- **YOUR INSTRUCTIONS**
Looking at the listing, state how many of its lines contain the string "this". Write only the number.

Recorded data
--------------------------------------------------
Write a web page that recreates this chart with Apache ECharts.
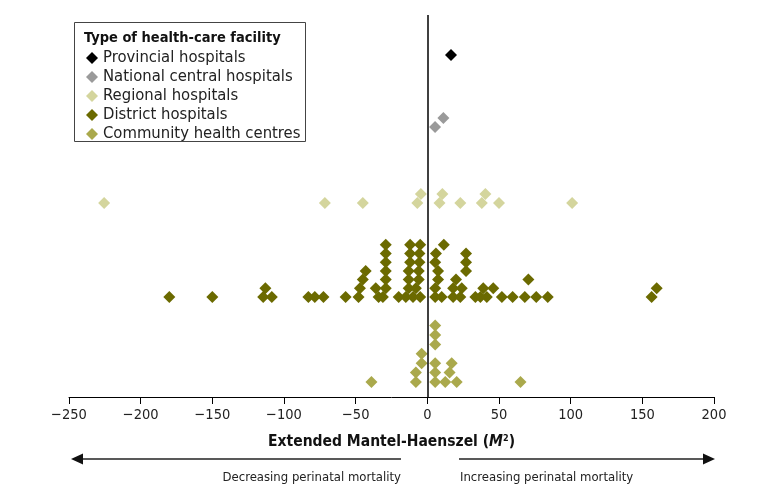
<!DOCTYPE html>
<html><head><meta charset="utf-8">
<script src="https://cdn.jsdelivr.net/npm/echarts@6/dist/echarts.min.js"></script>
<style>html,body{margin:0;padding:0;background:#fff}#c{width:771px;height:499px}</style>
</head><body><div id="c"></div>
<script>
// ---------- DATA ----------
const categories = ['Provincial hospitals', 'National central hospitals', 'Regional hospitals', 'District hospitals', 'Community health centres'];
const xTicks = [-250, -200, -150, -100, -50, 0, 50, 100, 150, 200];

// M2 values per facility, and the pile (stack) index of each dot in the dot plot
const provincialX = [16.5];
const provincialStack = [0];

const nationalX = [5.4, 11.2];
const nationalStack = [0, 1];

const regionalX = [-225.5, -71.5, -45, -7, -4.5, 8.5, 10.5, 23, 38, 40.5, 50, 101];
const regionalStack = [0, 0, 0, 0, 1, 0, 1, 0, 0, 1, 0, 0];

const districtX = [-180, -150, -114.5, -108.5, -83, -78.5, -72.5, -57, -48, -34, -31, -20, -15, -10, -5, 5.5, 10, 18, 23, 33.5, 37, 41.5, 52, 59.5, 68, 76, 84, 156.5,
  -113, -47, -36, -29, -13, -8, 5.5, 18, 24, 39, 46, 160,
  -45, -29, -13, -6, 7.5, 20, 70.5,
  -43, -29, -13, -6, 7.5, 27,
  -29, -12, -5.5, 5.5, 27,
  -29, -12, -5.5, 6, 27,
  -29, -12, -5, 11.5];
const districtStack = [0, 0, 0, 0, 0, 0, 0, 0, 0, 0, 0, 0, 0, 0, 0, 0, 0, 0, 0, 0, 0, 0, 0, 0, 0, 0, 0, 0,
  1, 1, 1, 1, 1, 1, 1, 1, 1, 1, 1, 1,
  2, 2, 2, 2, 2, 2, 2,
  3, 3, 3, 3, 3, 3,
  4, 4, 4, 4, 4,
  5, 5, 5, 5, 5,
  6, 6, 6, 6];

const communityX = [-39, -8, -8, -4, -4, 5.5, 5.5, 5.5, 5.5, 5.5, 5.5, 12.5, 15.5, 17, 20.5, 65];
const communityStack = [0, 0, 1, 2, 3, 0, 1, 2, 4, 5, 6, 0, 1, 2, 0, 0];

// ---------- LAYOUT / STYLE ----------
const colors = ['#000000', '#9a9a9a', '#d4d59d', '#6b6a00', '#aaa94c'];
const rowBase = [342, 270, 194, 100, 15];   // baseline of each row on the hidden y scale
const stackStep = [9, 9, 9, 8.7, 9.4];
const FONT = "'Liberation Sans Narrow', 'DejaVu Sans Condensed', 'Roboto Condensed', sans-serif";

const xs = [provincialX, nationalX, regionalX, districtX, communityX];
const st = [provincialStack, nationalStack, regionalStack, districtStack, communityStack];

const series = categories.map((name, i) => ({
  name,
  type: 'scatter',
  symbol: 'diamond',
  symbolSize: 12,
  itemStyle: { color: colors[i], opacity: 1 },
  data: xs[i].map((v, j) => [v, rowBase[i] + st[i][j] * stackStep[i]]),
  z: 3
}));
series[0].markLine = {
  silent: true, symbol: 'none', animation: false,
  label: { show: false },
  lineStyle: { color: '#000', width: 1.5, type: 'solid' },
  data: [{ xAxis: 0 }]
};

const chart = echarts.init(document.getElementById('c'), null, { renderer: 'canvas' });
chart.setOption({
  animation: false,
  backgroundColor: '#fff',
  grid: { left: 69, right: 57, top: 15, bottom: 102 },
  xAxis: {
    type: 'value', min: xTicks[0], max: xTicks[xTicks.length - 1], interval: 50,
    splitLine: { show: false },
    axisLine: { lineStyle: { color: '#000', width: 1 } },
    axisTick: { show: true, length: 7, lineStyle: { color: '#000' } },
    axisLabel: { color: '#222', fontFamily: FONT, fontSize: 14.5, margin: 11,
      formatter: v => String(v).replace('-', '\u2212') },
    name: 'Extended Mantel-Haenszel ({i|M}{s|2})',
    nameLocation: 'middle', nameGap: 37,
    nameTextStyle: { color: '#111', fontFamily: FONT, fontSize: 15.5, fontWeight: 'bold',
      rich: {
        i: { fontFamily: FONT, fontSize: 15.5, fontWeight: 'bold', fontStyle: 'italic', color: '#111' },
        s: { fontFamily: FONT, fontSize: 9, fontWeight: 'bold', color: '#111', padding: [0, 0, 7, 0] }
      } }
  },
  yAxis: { type: 'value', min: 0, max: 382, show: false },
  legend: {
    data: categories, orient: 'vertical', left: 81, top: 44.5,
    icon: 'diamond', itemWidth: 12, itemHeight: 12, itemGap: 2,
    textStyle: { fontFamily: FONT, fontSize: 16.5, color: '#222', lineHeight: 15 }
  },
  graphic: [
    { type: 'rect', shape: { x: 74.5, y: 22.5, width: 231, height: 119 }, style: { fill: 'none', stroke: '#444', lineWidth: 1 }, z: 0 },
    { type: 'text', x: 84, y: 31, style: { text: 'Type of health-care facility', font: "bold 14.5px " + FONT, fill: '#111' } },
    { type: 'line', shape: { x1: 80, y1: 459, x2: 401, y2: 459 }, style: { stroke: '#222', lineWidth: 1.6 } },
    { type: 'polygon', shape: { points: [[71, 459], [83, 453.5], [83, 464.5]] }, style: { fill: '#111' } },
    { type: 'line', shape: { x1: 459, y1: 459, x2: 705, y2: 459 }, style: { stroke: '#222', lineWidth: 1.6 } },
    { type: 'polygon', shape: { points: [[715, 459], [703, 453.5], [703, 464.5]] }, style: { fill: '#111' } },
    { type: 'text', x: 401, y: 471, style: { text: 'Decreasing perinatal mortality', font: "13px " + FONT, fill: '#222', align: 'right' } },
    { type: 'text', x: 460, y: 471, style: { text: 'Increasing perinatal mortality', font: "13px " + FONT, fill: '#222', align: 'left' } }
  ],
  series
});
</script></body></html>
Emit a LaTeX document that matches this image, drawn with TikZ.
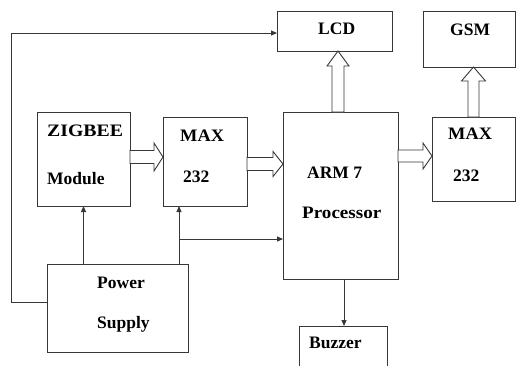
\documentclass[tikz,border=0pt]{standalone}
\usepackage{fontspec}
\setmainfont{Liberation Serif}
\usetikzlibrary{calc,arrows.meta}
\definecolor{linec}{RGB}{55,55,55}
% hollow horizontal arrow: #1 source, #2 target, #3 y centre, #4 shaft half width, #5 head half width, #6 head length
\newcommand\hollowH[6]{\draw[hollow] let \p1=(#1.east), \p2=(#2.west) in
  (\x1,#3pt+#4pt) -- (\x2-#6pt,#3pt+#4pt) -- (\x2-#6pt,#3pt+#5pt) -- (\x2,#3pt)
  -- (\x2-#6pt,#3pt-#5pt) -- (\x2-#6pt,#3pt-#4pt) -- (\x1,#3pt-#4pt) -- cycle;}
% hollow vertical arrow upward: #1 source, #2 target, #3 x centre, #4 shaft half width, #5 head half width, #6 head length
\newcommand\hollowV[6]{\draw[hollow] let \p1=(#1.north), \p2=(#2.south) in
  (#3pt-#4pt,\y1) -- (#3pt-#4pt,\y2-#6pt) -- (#3pt-#5pt,\y2-#6pt) -- (#3pt,\y2)
  -- (#3pt+#5pt,\y2-#6pt) -- (#3pt+#4pt,\y2-#6pt) -- (#3pt+#4pt,\y1) -- cycle;}
\begin{document}
\begin{tikzpicture}[x=1pt,y=1pt,
  box/.style={draw=linec, line width=0.9pt, inner sep=0pt, outer sep=0pt, anchor=north west},
  txt/.style={anchor=base west, inner sep=0pt, text=black, font=\fontsize{17.5}{20}\selectfont\bfseries},
  wire/.style={draw=linec, line width=0.9pt},
  arr/.style={wire, -{Triangle[length=6pt,width=5pt]}},
  hollow/.style={draw=linec, line width=0.9pt, fill=white}]
\clip (0,0) rectangle (516,-365);
\fill[white] (0,0) rectangle (516,-365);

% boxes
\node[box, minimum width=93pt,  minimum height=94pt] (zig)  at (37,-112) {};
\node[box, minimum width=84pt,  minimum height=89pt] (max1) at (163,-117) {};
\node[box, minimum width=115pt, minimum height=167pt] (arm) at (283,-112) {};
\node[box, minimum width=115pt, minimum height=40pt] (lcd)  at (277,-11) {};
\node[box, minimum width=92pt,  minimum height=56pt] (gsm)  at (423,-11) {};
\node[box, minimum width=83pt,  minimum height=84pt] (max2) at (432,-117) {};
\node[box, minimum width=141pt, minimum height=88pt] (pow)  at (47,-264) {};
\node[box, minimum width=88pt,  minimum height=60pt] (buz)  at (299,-326) {};

% texts
\node[txt] (tzig)  at (47,-136)  {\scalebox{1.13}[1]{ZIGBEE}};
\node[txt] (tmod)  at (47,-184)  {Module};
\node[txt] (tmax1) at (180,-141) {\scalebox{1.05}[1]{MAX}};
\node[txt] (tnum1) at (183,-182) {232};
\node[txt] (tarm)  at (307,-178) {ARM 7};
\node[txt] (tproc) at (302,-218) {\scalebox{1.09}[1]{Processor}};
\node[txt] (tlcd)  at (318,-34)  {LCD};
\node[txt] (tgsm)  at (450,-35)  {GSM};
\node[txt] (tmax2) at (448,-139) {\scalebox{1.05}[1]{MAX}};
\node[txt] (tnum2) at (453,-181) {232};
\node[txt] (tpow)  at (97,-288)  {Power};
\node[txt] (tsup)  at (97,-328)  {Supply};
\node[txt] (tbuz)  at (309,-348) {Buzzer};

% hollow (bus) arrows
\hollowH{zig}{max1}{-157}{6.5}{14}{9}
\hollowH{max1}{arm}{-164}{6.5}{12.5}{10}
\hollowH{arm}{max2}{-156}{6}{13}{9}
\hollowV{arm}{lcd}{338}{6}{11}{15}
\hollowV{max2}{gsm}{473.5}{5.5}{12}{14}

% thin arrows
\coordinate (j)  at (179,-239);
\coordinate (c1) at (11,-302);
\coordinate (c2) at (11,-33);
\coordinate (b)  at (344,0);
\draw[arr] (zig.south |- pow.north) -- (zig.south);
\draw[arr] (j |- pow.north) -- (j |- max1.south);
\draw[arr] (j) -- (j -| arm.west);
\draw[arr] (c1 -| pow.west) -- (c1) -- (c2) -- (c2 -| lcd.west);
\draw[arr] (b |- arm.south) -- (b |- buz.north);
\end{tikzpicture}
\end{document}
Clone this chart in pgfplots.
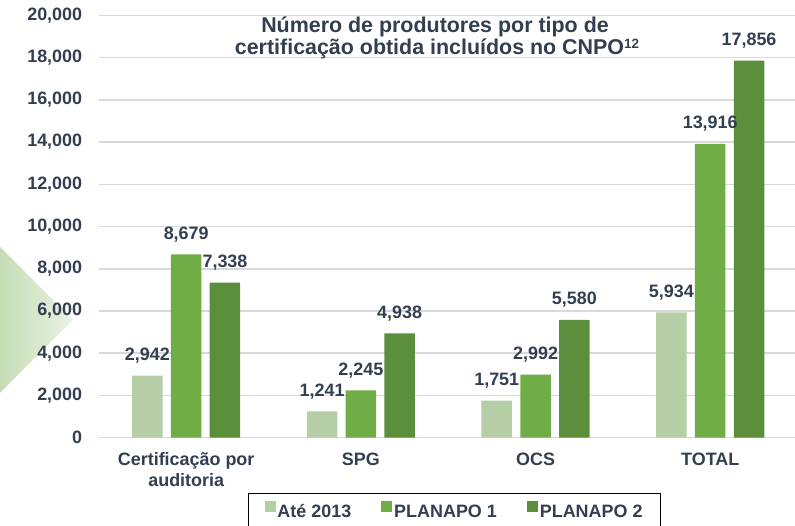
--------------------------------------------------
- **TASK SOLUTION**
3